Nauiyi leads the way
Late in 2017, Daly River, also known as Nauiyu, became the first Northern Territory community to be powered entirely by solar during daylight hours.
Daly River, with a population of over 400, was intended as a pilot for a high penetration renewable system, with a solar array alongside and a 0.8 MW / 2 MWh lithium-ion battery.
After being completed in April, Daly River is now replacing half its diesel consumption with solar and storage.
Local elder Mark Casey explained the significance of his township embracing the natural power source.
“It’s a part of our Aboriginal culture that it’s the giver of life, we always look to the sun,” he said.
“Now the sun will come down, shine on (the panels), power our houses, and take care of the everyday aspects of life.

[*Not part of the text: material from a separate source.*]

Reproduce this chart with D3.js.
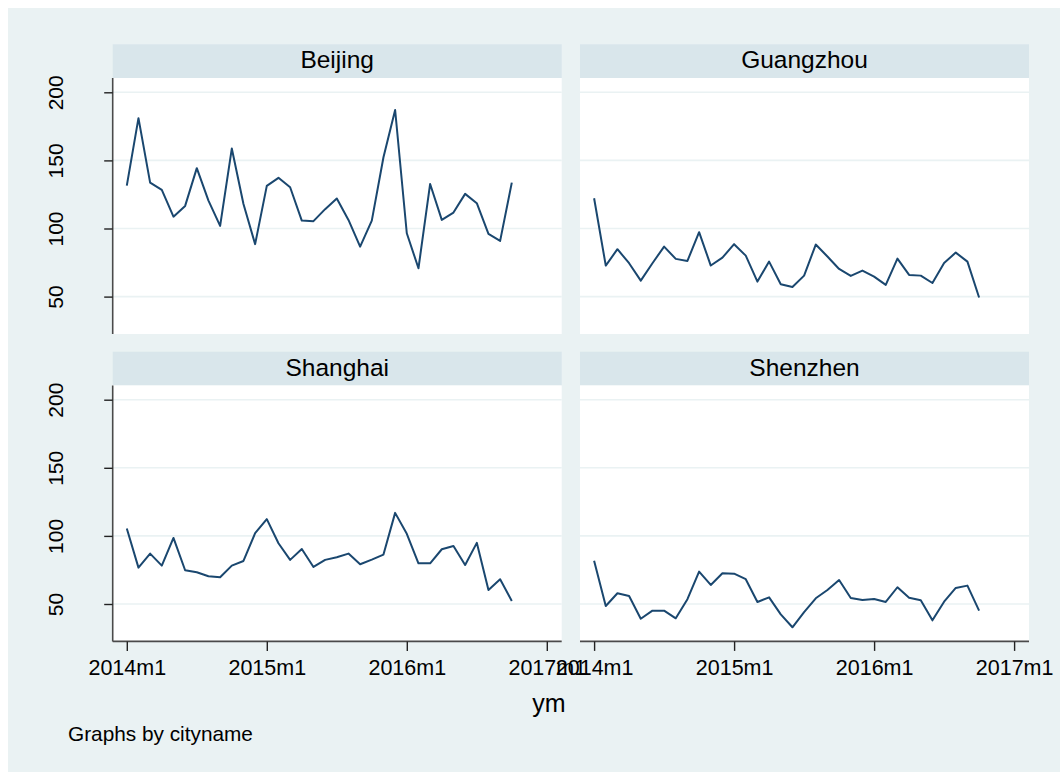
<!DOCTYPE html>
<html>
<head>
<meta charset="utf-8">
<script src="https://cdn.jsdelivr.net/npm/d3@7/dist/d3.min.js"></script>
<style>
  html, body { margin: 0; padding: 0; background: #ffffff; }
  svg { display: block; }
  text { font-family: "Liberation Sans", Arial, sans-serif; fill: #000; }
</style>
</head>
<body>
<svg id="chart" width="1060" height="772"></svg>
<script>
// ---------------- data ----------------
const cities = ["Beijing", "Guangzhou", "Shanghai", "Shenzhen"];
const months = ["2014m1","2014m2","2014m3","2014m4","2014m5","2014m6","2014m7","2014m8","2014m9","2014m10","2014m11","2014m12",
                "2015m1","2015m2","2015m3","2015m4","2015m5","2015m6","2015m7","2015m8","2015m9","2015m10","2015m11","2015m12",
                "2016m1","2016m2","2016m3","2016m4","2016m5","2016m6","2016m7","2016m8","2016m9","2016m10"];
const beijing   = [131.5,181,133.7,128.3,108.7,116.6,144.3,120.5,101.9,158.7,118,88.5,131.3,137.2,130.3,105.8,105.4,114.2,122,106.3,86.7,105.8,152.3,187,96.5,70.8,132.7,106.3,111.7,125.4,118.6,96,90.9,133.7];
const guangzhou = [122.2,72.8,84.8,74.5,61.7,74.5,86.7,77.7,76.2,97.3,72.8,78.6,88.5,80.1,61,75.7,59.1,57.1,65.4,88.2,79.4,70.3,65.2,69.1,64.7,58.6,77.9,65.9,65.4,60,74.7,82.3,75.7,49.3];
const shanghai  = [105.4,76.7,87,78.2,98.5,74.8,73.3,70.4,69.6,78.2,81.6,102,112.3,94.6,82.4,90.4,77.2,82.4,84.3,87,79.2,82.6,86.3,116.9,101.5,79.9,79.9,90.2,92.6,78.7,94.9,60.3,68.2,52.2];
const shenzhen  = [81.8,48.5,57.9,55.9,39.2,45.1,45.1,39.5,53.5,73.8,64,72.6,72.3,68.2,51.5,54.9,42.4,32.9,44.1,54.2,60.3,67.6,54.4,52.9,53.7,51.5,62.3,54.6,52.7,38,51.7,61.8,63.5,45.1];
const seriesByCity = [beijing, guangzhou, shanghai, shenzhen];
const xTickMonths = [0, 12, 24, 36];
const xTickLabels = ["2014m1", "2015m1", "2016m1", "2017m1"];
const yTicks = [50, 100, 150, 200];
const xTitle = "ym";
const noteText = "Graphs by cityname";

// ---------------- layout ----------------
const svg = d3.select("#chart");
const C = { bg: "#EAF2F3", strip: "#D9E6EB", plot: "#FFFFFF", grid: "#EAF2F3", line: "#1A476F", axis: "#4a4a4a" };

svg.append("rect").attr("x", 8).attr("y", 8).attr("width", 1052).attr("height", 764).attr("fill", C.bg);

const colLeft = [112.7, 580];
const panelW = 449;
const rowStripTop = [44.3, 351.7];
const stripH = 33.7;
const plotH = 256;

cities.forEach((city, i) => {
  const col = i % 2, row = Math.floor(i / 2);
  const L = colLeft[col];
  const sTop = rowStripTop[row];
  const pTop = sTop + stripH;
  const pBot = pTop + plotH;

  const x = d3.scaleLinear().domain([0, 36]).range([L + 14.1, L + 434.1]);
  const y = d3.scaleLinear().domain([50, 200]).range([pTop + 218.6, pTop + 14.3]);

  const g = svg.append("g");
  // strip
  g.append("rect").attr("x", L).attr("y", sTop).attr("width", panelW).attr("height", stripH).attr("fill", C.strip);
  g.append("text").attr("x", L + panelW / 2).attr("y", sTop + 24)
    .attr("text-anchor", "middle").style("font-size", "24.5px").text(city);
  // plot region
  g.append("rect").attr("x", L).attr("y", pTop).attr("width", panelW).attr("height", plotH).attr("fill", C.plot);
  // grid
  g.selectAll("line.grid").data(yTicks).join("line")
    .attr("x1", L).attr("x2", L + panelW)
    .attr("y1", d => y(d)).attr("y2", d => y(d))
    .attr("stroke", C.grid).attr("stroke-width", 1.6);

  // series line
  const data = seriesByCity[i].map((v, k) => ({ m: months.indexOf(months[k]), v }));
  g.append("path").datum(data)
    .attr("fill", "none").attr("stroke", C.line).attr("stroke-width", 2).attr("stroke-linejoin", "round")
    .attr("d", d3.line().x(d => x(d.m)).y(d => y(d.v)));

  // y axis (left column)
  if (col === 0) {
    const ya = d3.axisLeft(y).tickValues(yTicks).tickSize(8.5).tickPadding(0).tickFormat(d3.format("d"));
    const ag = g.append("g").attr("transform", `translate(${L},0)`).call(ya);
    ag.select(".domain").attr("d", `M0,${pTop}V${pBot}`).attr("stroke", C.axis).attr("stroke-width", 1.6);
    ag.selectAll(".tick line").attr("stroke", "#222").attr("stroke-width", 1.4);
    ag.selectAll(".tick text").remove();
    ag.selectAll(".tick").append("text")
      .attr("transform", "translate(-50,0) rotate(-90)")
      .attr("text-anchor", "middle").attr("y", 0)
      .style("font-size", "21px").style("fill", "#000")
      .attr("font-family", "Liberation Sans, Arial, sans-serif")
      .text(d => d);
  }
  // x axis (bottom row)
  if (row === 1) {
    const xa = d3.axisBottom(x).tickValues(xTickMonths).tickSize(9.5).tickPadding(0)
      .tickFormat((d, k) => xTickLabels[k]);
    const ag = g.append("g").attr("transform", `translate(0,${pBot})`).call(xa);
    ag.select(".domain").attr("d", `M${L},0H${L + panelW}`).attr("stroke", C.axis).attr("stroke-width", 1.6);
    ag.selectAll(".tick line").attr("stroke", "#222").attr("stroke-width", 1.4);
    ag.selectAll(".tick text").attr("dy", null).attr("y", 34)
      .style("font-size", "21.5px").style("fill", "#000")
      .attr("font-family", "Liberation Sans, Arial, sans-serif");
  }
});

svg.append("text").attr("x", 549).attr("y", 712).attr("text-anchor", "middle")
  .style("font-size", "25px").text(xTitle);
svg.append("text").attr("x", 68).attr("y", 741).attr("text-anchor", "start")
  .style("font-size", "20.8px").text(noteText);
</script>
</body>
</html>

“It’s there all the time, it doesn’t matter where you go. It’s looking after us that way.”
Daly River’s new PV setup has allowed the community to switch off generators during the day, saving 400,000 litres of diesel per year.
Solar has a bright future in the top end
Until now the potential for renewable energy to power the Top End’s off-grid communities has been untapped.

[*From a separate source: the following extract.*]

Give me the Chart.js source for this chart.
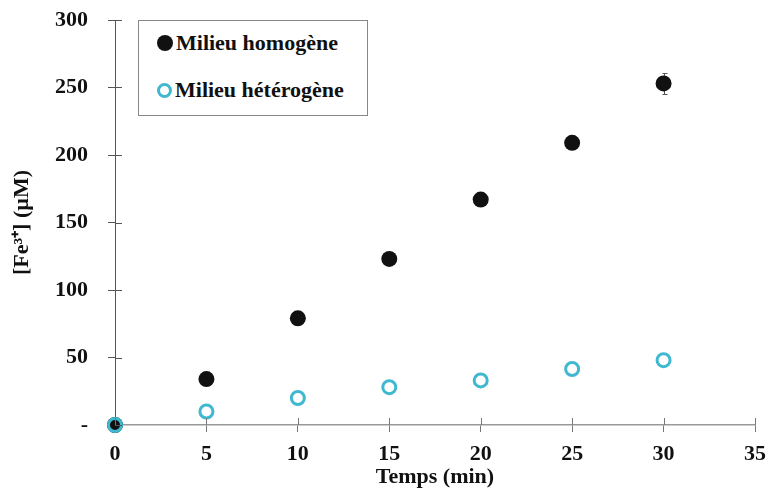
<!DOCTYPE html>
<html>
<head>
<meta charset="utf-8">
<script src="https://cdn.jsdelivr.net/npm/chart.js@4.4.0/dist/chart.umd.min.js"></script>
<style>
  html, body { margin: 0; padding: 0; background: #fff; }
  #wrap { position: relative; width: 768px; height: 491px; }
  #legend {
    position: absolute; left: 138px; top: 20px; width: 230px; height: 96px;
    border: 1px solid #888; box-sizing: border-box; background: #fff;
    font-family: "Liberation Serif", "Times New Roman", serif; font-weight: bold;
    font-size: 22px; color: #111;
  }
  .item { position: absolute; left: 18px; white-space: nowrap; }
  .dot { display: inline-block; width: 16px; height: 16px; border-radius: 50%; box-sizing: border-box; vertical-align: -1px; margin-right: 3px; }
</style>
</head>
<body>
<div id="wrap">
  <canvas id="chart" width="768" height="491"></canvas>
  <div id="legend">
    <div class="item" style="top:9px"><span class="dot" style="background:#111"></span>Milieu homogène</div>
    <div class="item" style="top:56px"><span class="dot" style="border:3px solid #3fb8d0;width:15px;height:15px"></span>Milieu hétérogène</div>
  </div>
</div>
<script>
// données
const temps = [0, 5, 10, 15, 20, 25, 30];
const homogene = [0, 34, 79, 123, 167, 209, 253];
const homogeneErr = [0, 0, 0, 0, 0, 0, 7.5];
const heterogene = [0, 10, 20, 28, 33, 41.5, 48];
const heterogeneErr = [0, 0, 0, 0, 0, 0, 0];
const xTicks = [0, 5, 10, 15, 20, 25, 30, 35];
const yTicks = [0, 50, 100, 150, 200, 250, 300];

const font = { family: '"Liberation Serif", "Times New Roman", serif', weight: 'bold', size: 22 };

// barres d'erreur, sous les points
const errorBars = {
  id: 'errorBars',
  beforeDatasetsDraw(chart) {
    const ctx = chart.ctx;
    const x = chart.scales.x, y = chart.scales.y;
    ctx.save();
    ctx.lineWidth = 1;
    const series = [[homogene, homogeneErr, '#555'], [heterogene, heterogeneErr, '#3fb8d0']];
    series.forEach(([vals, errs, col]) => {
      ctx.strokeStyle = col;
      vals.forEach((v, i) => {
        if (!errs[i]) return;
        const px = Math.round(x.getPixelForValue(temps[i])) + 0.5;
        const top = Math.round(y.getPixelForValue(v + errs[i])) + 0.5;
        const bot = Math.round(y.getPixelForValue(v - errs[i])) + 0.5;
        ctx.beginPath();
        ctx.moveTo(px, top); ctx.lineTo(px, bot);
        ctx.moveTo(px - 2, top); ctx.lineTo(px + 3, top);
        ctx.moveTo(px - 2, bot); ctx.lineTo(px + 3, bot);
        ctx.stroke();
      });
    });
    ctx.restore();
  }
};

// ticks qui traversent l'axe
const innerTicks = {
  id: 'innerTicks',
  afterDatasetsDraw(chart) {
    const ctx = chart.ctx;
    const x = chart.scales.x, y = chart.scales.y;
    ctx.save();
    ctx.lineWidth = 1;
    ctx.strokeStyle = '#777';
    x.ticks.forEach(t => {
      const px = Math.round(x.getPixelForValue(t.value)) + 0.5;
      ctx.beginPath(); ctx.moveTo(px, y.bottom); ctx.lineTo(px, y.bottom - 7); ctx.stroke();
    });
    ctx.strokeStyle = '#555';
    y.ticks.forEach(t => {
      const py = Math.round(y.getPixelForValue(t.value)) + 0.5;
      ctx.beginPath(); ctx.moveTo(x.left, py); ctx.lineTo(x.left + 7, py); ctx.stroke();
    });
    ctx.restore();
  }
};

new Chart(document.getElementById('chart'), {
  type: 'scatter',
  data: {
    datasets: [
      {
        label: 'Milieu homogène',
        data: temps.map((t, i) => ({ x: t, y: homogene[i] })),
        pointRadius: 8,
        pointBorderWidth: 0,
        pointBackgroundColor: '#111',
        order: 1,
        clip: false
      },
      {
        label: 'Milieu hétérogène',
        data: temps.map((t, i) => ({ x: t, y: heterogene[i] })),
        pointRadius: 6.5,
        pointBorderWidth: 3,
        pointBorderColor: '#3fb8d0',
        pointBackgroundColor: 'rgba(0,0,0,0)',
        order: 0,
        clip: false
      }
    ]
  },
  options: {
    responsive: false,
    animation: false,
    layout: { autoPadding: false, padding: { top: 20, right: 13, left: 0, bottom: 0 } },
    plugins: { legend: { display: false }, tooltip: { enabled: false } },
    scales: {
      x: {
        type: 'linear', min: 0, max: 35,
        afterBuildTicks: s => { s.ticks = xTicks.map(v => ({ value: v })); },
        afterFit: s => { s.height = 66; s.paddingLeft = 0; s.paddingRight = 0; },
        grid: { drawOnChartArea: false, tickLength: 7, color: '#777' },
        border: { color: '#999', width: 1.5 },
        ticks: { font, color: '#111', padding: 9, maxRotation: 0 },
        title: { display: true, text: 'Temps (min)', font, color: '#111', padding: { top: 0, bottom: 0 } }
      },
      y: {
        type: 'linear', min: 0, max: 300,
        afterBuildTicks: s => { s.ticks = yTicks.map(v => ({ value: v })); },
        afterFit: s => { s.width = 115; s.paddingTop = 0; s.paddingBottom = 0; },
        grid: { drawOnChartArea: false, tickLength: 7, color: '#555' },
        border: { color: '#555', width: 1 },
        ticks: { font, color: '#111', padding: 20, callback: v => v === 0 ? '-' : v },
        title: { display: true, text: '[Fe³⁺] (µM)', font, color: '#111', padding: { top: 9, bottom: 0 } }
      }
    }
  },
  plugins: [errorBars, innerTicks]
});
</script>
</body>
</html>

The SETuP program builds a platform for renewables to launch from, growing the local industry and providing an evidence base to inform future rollouts.
ARENA CEO Ivor Frischknecht said the agency was proud to support this project which is bringing renewable energy to off-grid locations.
“As the largest roll out of solar PV to remote communities, this is a significant achievement that is four years in the making and one that ARENA is extremely proud to be supporting,” Mr Frischknecht said.
“The project will reduce reliance on diesel, which is costly and subject to price volatility, creates job opportunities and provides renewable energy.
“Each community will be operationally and technically ready to plug in more solar and storage as costs of renewable technologies fall. Over time, this could lead to very high percentage renewable power, driven by the power cost of renewable energy,” he said.
Along with SETuP, ARENA has also funded a range of off-grid renewable energy projects helping to reduce remote communities reliance on diesel – including Coober Pedy’s hybrid renewable energy project and microgrids in islands Australia-wide.
Power and Water Chief Executive Michael Thomson says the corporation is delighted to partner with ARENA and the Northern Territory Government on this important project.
“This demonstrates how delivery of cost effective, renewable energy may be employed to provide reliable power to remote communities, where both energy demand and costs are high,” says Mr Thomson.
“Reducing our reliance on diesel fuel in remote locations makes economic and environmental sense,” he said.